Rule 3: Connection Points on the rim of an Application have to be classified as either Adapter or Portal.

The distinction between Application Adapter and Resource Adapter is given up. How much work an Adapter/Portal has to do to bridge the gap between the API and problem domain data models depends on the communication medium. I don´t think it´s necessary to officially categorize Adapters/Portals. If you want to do so, feel free.

Likewise the distinction between User Portal and Application Portal is removed. If shoule be clear from a Software Cell diagram what the purpose of a Portal is depending on what kind of client is connecting to it (Application or Human).

Also, as you can see in the pictures here, the triangle as the shape for an Application is given up.
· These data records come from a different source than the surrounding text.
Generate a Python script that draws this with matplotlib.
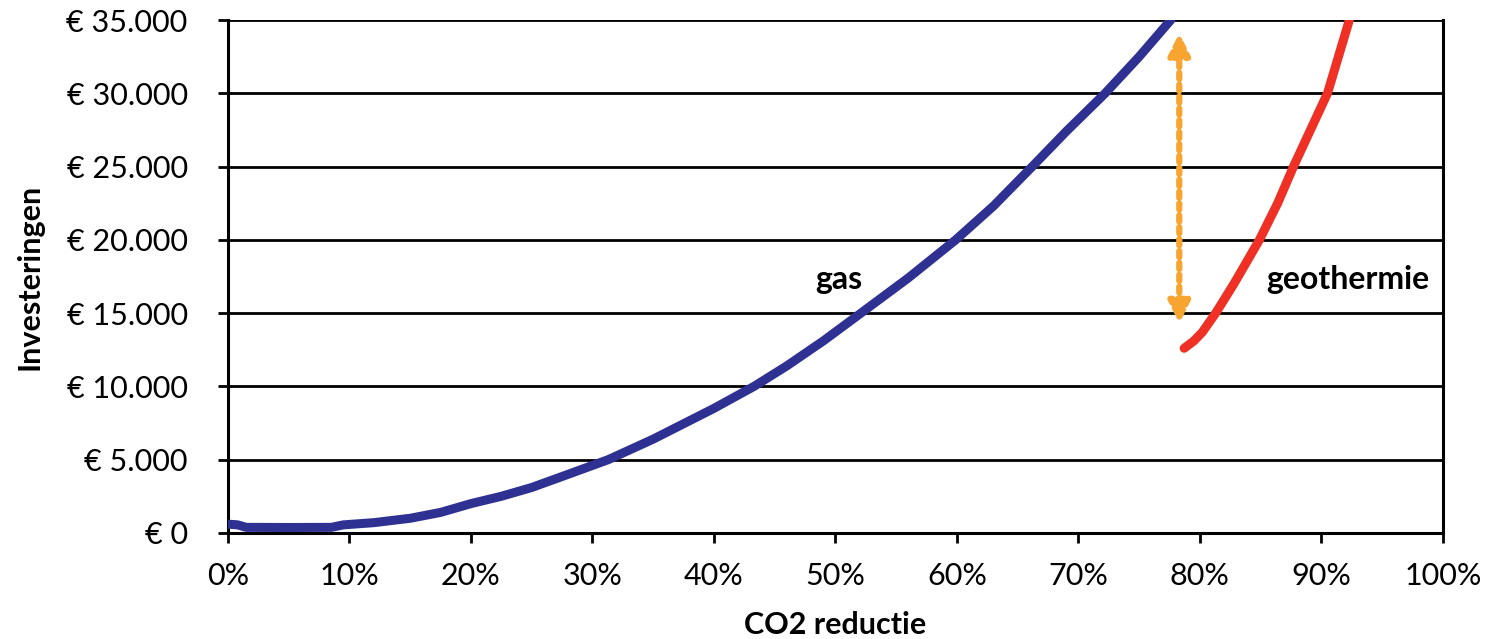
import numpy as np
import matplotlib
matplotlib.use("Agg")
import matplotlib.pyplot as plt
from matplotlib.ticker import FuncFormatter

plt.rcParams['font.family'] = ['Lato', 'DejaVu Sans']

# gas curve (CO2 reductie %, investering EUR)
gas_x = [0, 0.8, 1.5, 5, 8.5, 9.5, 12, 15, 17.5, 20, 22.5, 25, 28, 31.3, 35,
         40, 43.3, 46, 49, 52.1, 56, 59.9, 63, 66.2, 69, 72.2, 75, 77.6]
gas_y = [600, 550, 380, 370, 380, 550, 700, 1000, 1400, 2000, 2500, 3100,
         4000, 5000, 6400, 8500, 10000, 11400, 13100, 15000, 17400, 20000,
         22300, 25000, 27400, 30000, 32500, 35000]

# geothermie curve
geo_x = [78.7, 79.5, 80.2, 81.3, 82.8, 84.9, 86.4, 87.7, 89.1, 90.5, 91.4, 92.3]
geo_y = [12600, 13100, 13700, 15000, 17000, 20000, 22500, 25000, 27500,
         30000, 32500, 35000]

# verschil-pijl
arrow_x = 78.3
arrow_y = [14100, 34300]

fig = plt.figure(figsize=(14.88, 6.39), dpi=100)
ax = fig.add_axes([0.1532, 0.166, 0.8165, 0.8027])

ax.plot(gas_x, gas_y, color='#2E3192', lw=6.5, solid_capstyle='round',
        solid_joinstyle='round', zorder=3)
ax.plot(geo_x, geo_y, color='#EE3124', lw=6.5, solid_capstyle='round',
        solid_joinstyle='round', zorder=3)

ax.annotate('', xy=(arrow_x, arrow_y[1]), xytext=(arrow_x, arrow_y[0]),
            arrowprops=dict(arrowstyle='<|-|>', color='#F7A530', lw=4.5,
                            linestyle=(0, (1, 0.9)), mutation_scale=32),
            zorder=4)

ax.text(50.3, 17300, 'gas', fontsize=23, fontweight='bold', ha='center', va='center')
ax.text(92.2, 17300, 'geothermie', fontsize=23, fontweight='bold', ha='center', va='center')

ax.set_xlim(0, 100)
ax.set_ylim(0, 35000)
ax.set_xticks(np.arange(0, 101, 10))
ax.set_yticks(np.arange(0, 35001, 5000))
ax.xaxis.set_major_formatter(FuncFormatter(lambda v, p: f'{v:.0f}%'))
ax.yaxis.set_major_formatter(FuncFormatter(lambda v, p: '€ ' + f'{v:,.0f}'.replace(',', '.')))

ax.grid(axis='y', color='black', lw=2)
ax.set_axisbelow(True)
for s in ['left', 'right', 'bottom']:
    ax.spines[s].set_linewidth(2.2)
ax.spines['top'].set_visible(False)
ax.tick_params(axis='both', labelsize=22, width=2, length=7, color='black')
ax.tick_params(axis='y', pad=22)
ax.tick_params(axis='x', pad=14)

ax.set_xlabel('CO2 reductie', fontsize=22, fontweight='bold')
ax.set_ylabel('Investeringen', fontsize=22, fontweight='bold')
ax.xaxis.set_label_coords(0.5, -0.152)
ax.yaxis.set_label_coords(-0.152, 0.5)

fig.savefig('out.png', dpi=100)
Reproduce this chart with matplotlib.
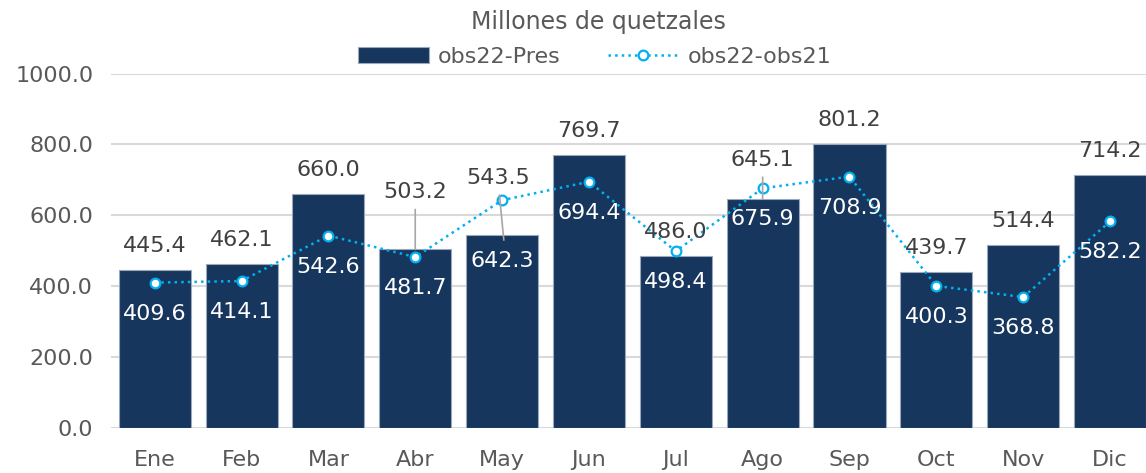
import numpy as np
import matplotlib
matplotlib.use('Agg')
import matplotlib.pyplot as plt

# datos (millones de quetzales)
meses = ['Ene', 'Feb', 'Mar', 'Abr', 'May', 'Jun', 'Jul', 'Ago', 'Sep', 'Oct', 'Nov', 'Dic']
obs22_pres = [445.4, 462.1, 660.0, 503.2, 543.5, 769.7, 486.0, 645.1, 801.2, 439.7, 514.4, 714.2]
obs22_obs21 = [409.6, 414.1, 542.6, 481.7, 642.3, 694.4, 498.4, 675.9, 708.9, 400.3, 368.8, 582.2]
yticks = [0, 200, 400, 600, 800, 1000]

navy = '#17365d'
cyan = '#00b0f0'
gris = '#595959'
gris_txt = '#404040'
fs = 16

plt.rcParams['font.family'] = ['DejaVu Sans']

fig = plt.figure(figsize=(11.46, 4.73), dpi=100)
ax = fig.add_axes([0.0971, 0.0958, 0.9094, 0.7488])

x = np.arange(len(meses))
barras = ax.bar(x, obs22_pres, width=0.83, color=navy, edgecolor='#9aa8bb', linewidth=0.8,
                label='obs22-Pres', zorder=2)
linea, = ax.plot(x, obs22_obs21, linestyle=':', linewidth=1.8, color=cyan, marker='o',
                 markersize=7, markerfacecolor='white', markeredgecolor=cyan,
                 markeredgewidth=1.6, label='obs22-obs21', zorder=3)

ax.set_xlim(-0.5, len(meses) - 0.5)
ax.set_ylim(0, 1000)
ax.set_yticks(yticks)
ax.set_yticklabels(['%.1f' % v for v in yticks])
ax.set_xticks(x)
ax.set_xticklabels(meses)
ax.tick_params(axis='both', length=0, labelsize=fs, colors=gris)
ax.tick_params(axis='y', pad=13)
ax.tick_params(axis='x', pad=16)
ax.grid(axis='y', color='#d9d9d9', linewidth=1.5, zorder=0)
ax.set_axisbelow(True)
for s in ax.spines.values():
    s.set_visible(False)

# etiquetas de barras (desplazamiento en px sobre la barra)
subida = {3: 57, 4: 62, 7: 39}
for i, v in enumerate(obs22_pres):
    dy = subida.get(i, 24) * 0.72
    dx = -6 * 0.72 if i == 4 else 0
    if i in subida:
        ax.annotate('%.1f' % v, xy=(i + (0.02 if i == 4 else 0), v - (14 if i == 4 else 0)),
                    xytext=(dx, dy), textcoords='offset points',
                    ha='center', va='center', fontsize=fs, color=gris_txt,
                    arrowprops=dict(arrowstyle='-', color='#a6a6a6', lw=1.2,
                                    shrinkA=3, shrinkB=0),
                    zorder=4, annotation_clip=False)
    else:
        ax.annotate('%.1f' % v, xy=(i, v), xytext=(0, dy), textcoords='offset points',
                    ha='center', va='center', fontsize=fs, color=gris_txt,
                    zorder=4, annotation_clip=False)

# etiquetas de la linea (desplazamiento en px bajo el punto)
bajada = {4: 61}
for i, v in enumerate(obs22_obs21):
    dy = -bajada.get(i, 31) * 0.72
    ax.annotate('%.1f' % v, xy=(i, v), xytext=(0, dy), textcoords='offset points',
                ha='center', va='center', fontsize=fs, color='white', zorder=5)

fig.text(0.522, 1 - 22 / 473, 'Millones de quetzales', ha='center', va='center',
         fontsize=17, color=gris)
fig.legend([barras, linea], ['obs22-Pres', 'obs22-obs21'], loc='center',
           bbox_to_anchor=(0.519, 1 - 57 / 473), ncol=2, frameon=False,
           fontsize=fs, labelcolor=gris, handlelength=3.2, handletextpad=0.4,
           columnspacing=2.1, borderaxespad=0)

fig.savefig('out.png', dpi=100)
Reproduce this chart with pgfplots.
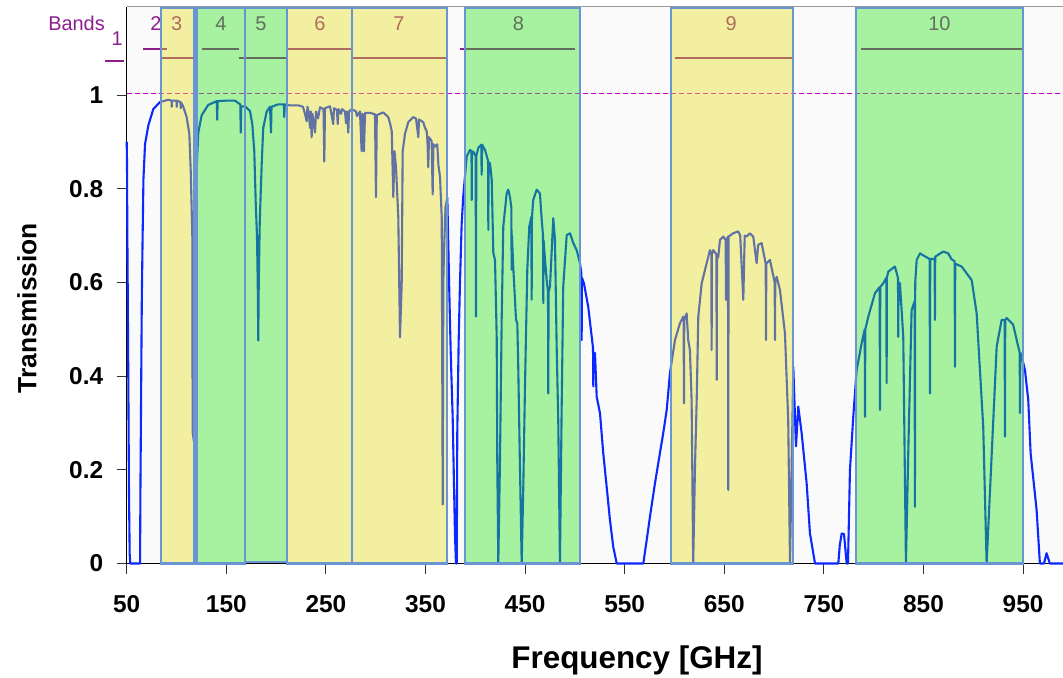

At this point I think depicting holons on any level should be done using the same shape (a circle or ellipse). As long as you clearly mark the level of abstraction of a Software Cell diagram, there should be no confusion as to what the holons depicted are: Applications or Methods or Solutions or Assemblies. The old notation...


Although triangles are still used for Adapter/Portal, they are Component holons like any other within the Application holon.

I hope you find this notation as much simpler as I do. Changing the pretty unique Application triangles to the ubiquitous circle wasn´t easy for me. But I think the gain is obvious: Easier drawing and more similarity on the different levels.